SUPPLIED INFORMATION:
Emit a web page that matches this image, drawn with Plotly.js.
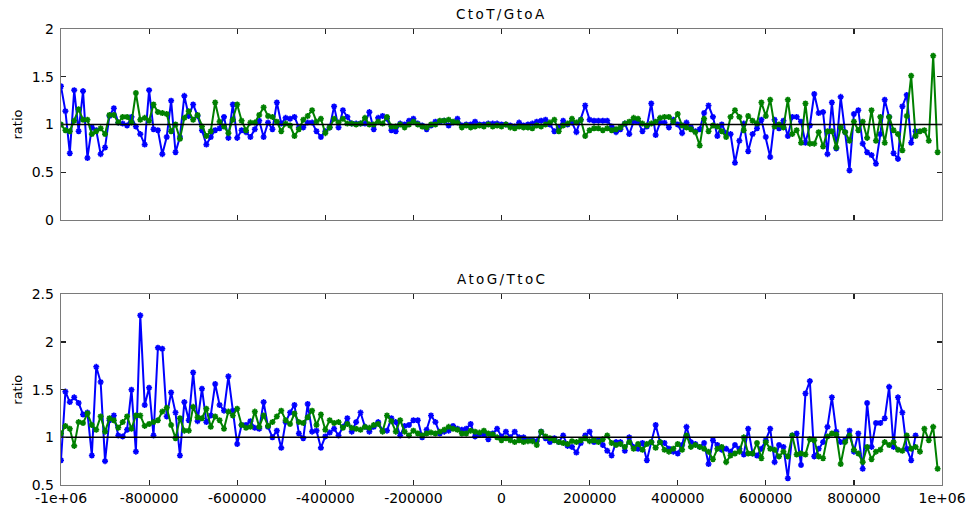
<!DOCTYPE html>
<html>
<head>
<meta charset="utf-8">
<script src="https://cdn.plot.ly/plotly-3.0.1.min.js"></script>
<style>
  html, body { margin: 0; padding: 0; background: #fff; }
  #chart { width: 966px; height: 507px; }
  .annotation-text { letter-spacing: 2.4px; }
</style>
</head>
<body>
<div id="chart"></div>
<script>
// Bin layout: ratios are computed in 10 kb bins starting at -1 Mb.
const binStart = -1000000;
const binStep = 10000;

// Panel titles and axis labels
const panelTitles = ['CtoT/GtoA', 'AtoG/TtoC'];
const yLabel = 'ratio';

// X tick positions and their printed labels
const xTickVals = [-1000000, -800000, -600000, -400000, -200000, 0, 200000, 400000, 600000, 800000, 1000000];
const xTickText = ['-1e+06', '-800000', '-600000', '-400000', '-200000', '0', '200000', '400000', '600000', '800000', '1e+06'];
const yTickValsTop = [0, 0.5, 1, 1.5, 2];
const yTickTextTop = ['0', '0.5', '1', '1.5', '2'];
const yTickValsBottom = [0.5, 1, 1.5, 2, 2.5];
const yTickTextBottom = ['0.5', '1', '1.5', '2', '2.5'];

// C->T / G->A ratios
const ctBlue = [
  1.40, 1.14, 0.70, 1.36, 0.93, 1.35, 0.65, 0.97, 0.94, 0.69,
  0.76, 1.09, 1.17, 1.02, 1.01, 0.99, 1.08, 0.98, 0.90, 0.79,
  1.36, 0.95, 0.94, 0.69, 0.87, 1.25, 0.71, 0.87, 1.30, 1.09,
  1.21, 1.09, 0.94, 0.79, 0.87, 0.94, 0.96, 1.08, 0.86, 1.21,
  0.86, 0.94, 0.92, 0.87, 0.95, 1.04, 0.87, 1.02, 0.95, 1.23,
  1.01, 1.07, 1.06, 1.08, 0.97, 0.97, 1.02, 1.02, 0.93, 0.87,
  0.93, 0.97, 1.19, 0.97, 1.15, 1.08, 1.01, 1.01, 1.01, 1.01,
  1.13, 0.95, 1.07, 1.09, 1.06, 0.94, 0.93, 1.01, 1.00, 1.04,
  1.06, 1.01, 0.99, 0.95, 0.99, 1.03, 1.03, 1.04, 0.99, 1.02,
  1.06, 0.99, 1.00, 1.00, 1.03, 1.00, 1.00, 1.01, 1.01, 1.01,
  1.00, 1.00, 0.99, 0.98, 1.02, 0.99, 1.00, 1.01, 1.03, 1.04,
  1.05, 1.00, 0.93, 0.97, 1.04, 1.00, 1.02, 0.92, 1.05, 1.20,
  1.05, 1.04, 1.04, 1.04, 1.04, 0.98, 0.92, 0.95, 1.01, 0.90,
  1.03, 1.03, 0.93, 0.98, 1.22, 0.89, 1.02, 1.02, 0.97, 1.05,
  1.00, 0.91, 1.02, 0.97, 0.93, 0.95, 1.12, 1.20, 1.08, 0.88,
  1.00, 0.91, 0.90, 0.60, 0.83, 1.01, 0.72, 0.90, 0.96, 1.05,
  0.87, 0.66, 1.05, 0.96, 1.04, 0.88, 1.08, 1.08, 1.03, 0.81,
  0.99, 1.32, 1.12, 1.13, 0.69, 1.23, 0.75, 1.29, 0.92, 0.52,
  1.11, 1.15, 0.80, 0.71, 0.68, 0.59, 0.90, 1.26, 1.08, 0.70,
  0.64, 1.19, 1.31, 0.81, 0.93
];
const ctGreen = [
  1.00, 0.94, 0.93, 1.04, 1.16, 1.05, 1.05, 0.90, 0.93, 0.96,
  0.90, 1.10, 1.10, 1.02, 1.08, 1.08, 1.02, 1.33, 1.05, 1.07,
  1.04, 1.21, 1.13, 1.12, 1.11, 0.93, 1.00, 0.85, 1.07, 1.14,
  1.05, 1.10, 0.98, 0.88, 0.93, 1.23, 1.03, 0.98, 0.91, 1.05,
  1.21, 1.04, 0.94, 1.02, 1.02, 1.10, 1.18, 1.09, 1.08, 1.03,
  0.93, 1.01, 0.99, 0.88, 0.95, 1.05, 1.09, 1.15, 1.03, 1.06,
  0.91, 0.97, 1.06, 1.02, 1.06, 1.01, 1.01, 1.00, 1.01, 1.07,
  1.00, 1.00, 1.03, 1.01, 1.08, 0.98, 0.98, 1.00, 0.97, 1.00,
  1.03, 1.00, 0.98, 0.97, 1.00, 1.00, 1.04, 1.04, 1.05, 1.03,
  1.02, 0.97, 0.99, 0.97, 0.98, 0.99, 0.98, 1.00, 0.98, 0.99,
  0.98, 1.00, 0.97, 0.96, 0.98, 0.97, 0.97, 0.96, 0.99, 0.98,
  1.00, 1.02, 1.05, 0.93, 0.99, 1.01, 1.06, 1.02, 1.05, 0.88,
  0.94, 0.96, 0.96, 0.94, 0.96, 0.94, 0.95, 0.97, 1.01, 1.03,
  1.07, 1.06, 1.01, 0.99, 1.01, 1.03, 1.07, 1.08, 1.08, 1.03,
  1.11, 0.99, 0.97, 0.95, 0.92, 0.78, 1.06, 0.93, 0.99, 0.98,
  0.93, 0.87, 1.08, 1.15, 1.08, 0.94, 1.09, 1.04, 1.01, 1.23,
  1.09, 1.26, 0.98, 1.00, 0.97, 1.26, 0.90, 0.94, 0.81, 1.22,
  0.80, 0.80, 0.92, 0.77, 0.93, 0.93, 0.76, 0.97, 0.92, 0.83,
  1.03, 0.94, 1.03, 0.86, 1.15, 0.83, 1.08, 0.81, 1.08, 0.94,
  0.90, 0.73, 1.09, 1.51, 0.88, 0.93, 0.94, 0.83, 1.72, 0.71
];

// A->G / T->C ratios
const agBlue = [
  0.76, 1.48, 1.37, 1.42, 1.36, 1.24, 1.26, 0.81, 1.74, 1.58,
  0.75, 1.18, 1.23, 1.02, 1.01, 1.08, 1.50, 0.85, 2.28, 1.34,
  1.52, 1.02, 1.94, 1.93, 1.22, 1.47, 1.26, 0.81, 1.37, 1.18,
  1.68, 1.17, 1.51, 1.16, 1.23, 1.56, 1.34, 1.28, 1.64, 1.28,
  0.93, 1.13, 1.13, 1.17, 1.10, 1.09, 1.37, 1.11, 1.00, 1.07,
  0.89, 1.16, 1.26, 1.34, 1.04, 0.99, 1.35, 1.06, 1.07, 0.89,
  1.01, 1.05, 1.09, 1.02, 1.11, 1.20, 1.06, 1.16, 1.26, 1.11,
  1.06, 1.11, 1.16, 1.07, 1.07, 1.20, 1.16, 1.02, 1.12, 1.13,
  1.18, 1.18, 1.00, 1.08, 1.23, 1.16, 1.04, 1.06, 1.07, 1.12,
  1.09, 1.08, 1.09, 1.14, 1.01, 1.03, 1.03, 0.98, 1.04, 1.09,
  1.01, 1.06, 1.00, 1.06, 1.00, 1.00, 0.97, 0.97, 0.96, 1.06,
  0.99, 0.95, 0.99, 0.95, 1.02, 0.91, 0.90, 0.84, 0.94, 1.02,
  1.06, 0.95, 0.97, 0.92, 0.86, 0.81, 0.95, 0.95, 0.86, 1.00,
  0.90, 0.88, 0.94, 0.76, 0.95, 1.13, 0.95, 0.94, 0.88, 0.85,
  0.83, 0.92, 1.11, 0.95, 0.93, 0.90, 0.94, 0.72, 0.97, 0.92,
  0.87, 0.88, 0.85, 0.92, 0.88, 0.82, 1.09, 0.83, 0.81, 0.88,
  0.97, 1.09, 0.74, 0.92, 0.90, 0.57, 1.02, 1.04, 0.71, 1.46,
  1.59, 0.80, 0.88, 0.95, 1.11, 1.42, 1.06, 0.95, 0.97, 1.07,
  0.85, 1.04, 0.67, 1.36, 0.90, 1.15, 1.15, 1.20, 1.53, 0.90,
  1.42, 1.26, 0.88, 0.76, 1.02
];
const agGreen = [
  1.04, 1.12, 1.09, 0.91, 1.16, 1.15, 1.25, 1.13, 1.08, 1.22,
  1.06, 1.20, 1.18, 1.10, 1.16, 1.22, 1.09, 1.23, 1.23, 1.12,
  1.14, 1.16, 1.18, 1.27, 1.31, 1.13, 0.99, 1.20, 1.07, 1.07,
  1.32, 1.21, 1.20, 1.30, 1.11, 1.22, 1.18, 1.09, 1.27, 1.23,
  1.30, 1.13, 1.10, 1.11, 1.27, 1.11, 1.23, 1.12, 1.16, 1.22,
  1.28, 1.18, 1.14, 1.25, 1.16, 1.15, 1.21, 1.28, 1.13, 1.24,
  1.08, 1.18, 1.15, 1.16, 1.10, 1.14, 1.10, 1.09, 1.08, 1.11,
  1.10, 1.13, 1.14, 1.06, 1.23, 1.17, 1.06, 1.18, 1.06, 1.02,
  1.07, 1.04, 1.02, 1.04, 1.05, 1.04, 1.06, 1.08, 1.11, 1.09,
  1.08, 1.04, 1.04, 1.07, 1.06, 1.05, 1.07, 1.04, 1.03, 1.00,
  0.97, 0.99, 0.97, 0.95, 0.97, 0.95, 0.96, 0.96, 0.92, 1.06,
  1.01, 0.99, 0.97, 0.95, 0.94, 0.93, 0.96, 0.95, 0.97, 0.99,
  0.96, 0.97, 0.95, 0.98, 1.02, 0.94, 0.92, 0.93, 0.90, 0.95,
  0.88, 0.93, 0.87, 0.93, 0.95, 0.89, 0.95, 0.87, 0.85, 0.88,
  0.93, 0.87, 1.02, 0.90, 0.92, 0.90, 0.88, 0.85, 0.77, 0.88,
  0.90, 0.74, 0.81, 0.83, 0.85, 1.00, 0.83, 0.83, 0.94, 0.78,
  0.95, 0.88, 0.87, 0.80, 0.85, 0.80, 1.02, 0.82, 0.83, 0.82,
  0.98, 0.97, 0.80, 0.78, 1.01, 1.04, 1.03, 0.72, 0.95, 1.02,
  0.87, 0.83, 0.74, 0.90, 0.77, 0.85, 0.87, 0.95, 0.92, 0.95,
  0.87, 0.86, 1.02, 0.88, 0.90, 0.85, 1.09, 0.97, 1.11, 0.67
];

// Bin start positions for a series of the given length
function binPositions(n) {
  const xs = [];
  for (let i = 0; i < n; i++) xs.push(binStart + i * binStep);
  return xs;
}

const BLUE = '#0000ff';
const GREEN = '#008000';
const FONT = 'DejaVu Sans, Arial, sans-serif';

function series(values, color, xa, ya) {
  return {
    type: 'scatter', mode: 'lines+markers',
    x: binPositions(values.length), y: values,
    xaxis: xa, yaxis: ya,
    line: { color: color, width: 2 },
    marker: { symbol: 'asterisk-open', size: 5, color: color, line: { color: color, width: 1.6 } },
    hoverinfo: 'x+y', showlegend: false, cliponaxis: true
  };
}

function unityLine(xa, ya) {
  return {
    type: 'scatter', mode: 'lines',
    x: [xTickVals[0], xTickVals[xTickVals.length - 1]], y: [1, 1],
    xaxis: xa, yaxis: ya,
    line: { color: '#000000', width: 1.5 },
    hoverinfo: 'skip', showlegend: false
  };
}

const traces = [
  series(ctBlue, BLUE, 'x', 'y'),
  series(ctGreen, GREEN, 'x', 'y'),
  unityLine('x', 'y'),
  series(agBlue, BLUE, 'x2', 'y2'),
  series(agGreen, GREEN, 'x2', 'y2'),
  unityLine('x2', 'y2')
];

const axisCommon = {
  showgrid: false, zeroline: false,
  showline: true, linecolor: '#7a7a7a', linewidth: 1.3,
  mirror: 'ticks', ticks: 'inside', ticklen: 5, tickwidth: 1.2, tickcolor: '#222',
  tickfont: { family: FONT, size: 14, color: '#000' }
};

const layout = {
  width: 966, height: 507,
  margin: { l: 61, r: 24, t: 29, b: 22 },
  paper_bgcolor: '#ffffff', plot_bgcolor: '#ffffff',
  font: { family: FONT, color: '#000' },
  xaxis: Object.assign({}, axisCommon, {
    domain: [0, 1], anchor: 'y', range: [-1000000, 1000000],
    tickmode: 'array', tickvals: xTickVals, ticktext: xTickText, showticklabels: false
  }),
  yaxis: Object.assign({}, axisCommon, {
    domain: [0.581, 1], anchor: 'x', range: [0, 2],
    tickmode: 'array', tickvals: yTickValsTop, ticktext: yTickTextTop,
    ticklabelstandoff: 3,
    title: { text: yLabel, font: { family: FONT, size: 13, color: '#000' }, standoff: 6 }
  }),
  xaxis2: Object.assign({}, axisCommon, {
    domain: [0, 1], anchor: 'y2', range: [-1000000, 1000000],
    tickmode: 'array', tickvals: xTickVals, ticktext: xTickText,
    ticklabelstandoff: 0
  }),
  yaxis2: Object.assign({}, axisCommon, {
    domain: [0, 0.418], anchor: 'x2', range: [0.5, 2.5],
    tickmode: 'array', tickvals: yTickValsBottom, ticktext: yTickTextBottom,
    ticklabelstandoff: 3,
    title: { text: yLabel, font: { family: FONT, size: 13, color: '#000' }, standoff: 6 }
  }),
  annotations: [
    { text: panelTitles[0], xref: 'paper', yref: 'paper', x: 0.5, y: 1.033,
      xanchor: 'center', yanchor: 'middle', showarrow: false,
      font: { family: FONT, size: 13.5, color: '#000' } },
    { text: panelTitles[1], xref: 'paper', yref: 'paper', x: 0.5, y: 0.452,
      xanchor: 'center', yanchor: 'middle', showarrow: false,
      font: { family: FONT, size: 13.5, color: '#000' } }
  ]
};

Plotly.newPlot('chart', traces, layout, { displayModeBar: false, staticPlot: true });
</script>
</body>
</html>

THE TASK:
Reproduce the material above from its first line through the line containing "const yTickTextBottom = ['0.5', '1', '1.5', '2', '2.5'];", both ends included, and skip every picture.

TASK ANSWER:
Emit a web page that matches this image, drawn with Plotly.js.
<!DOCTYPE html>
<html>
<head>
<meta charset="utf-8">
<script src="https://cdn.plot.ly/plotly-3.0.1.min.js"></script>
<style>
  html, body { margin: 0; padding: 0; background: #fff; }
  #chart { width: 966px; height: 507px; }
  .annotation-text { letter-spacing: 2.4px; }
</style>
</head>
<body>
<div id="chart"></div>
<script>
// Bin layout: ratios are computed in 10 kb bins starting at -1 Mb.
const binStart = -1000000;
const binStep = 10000;

// Panel titles and axis labels
const panelTitles = ['CtoT/GtoA', 'AtoG/TtoC'];
const yLabel = 'ratio';

// X tick positions and their printed labels
const xTickVals = [-1000000, -800000, -600000, -400000, -200000, 0, 200000, 400000, 600000, 800000, 1000000];
const xTickText = ['-1e+06', '-800000', '-600000', '-400000', '-200000', '0', '200000', '400000', '600000', '800000', '1e+06'];
const yTickValsTop = [0, 0.5, 1, 1.5, 2];
const yTickTextTop = ['0', '0.5', '1', '1.5', '2'];
const yTickValsBottom = [0.5, 1, 1.5, 2, 2.5];
const yTickTextBottom = ['0.5', '1', '1.5', '2', '2.5'];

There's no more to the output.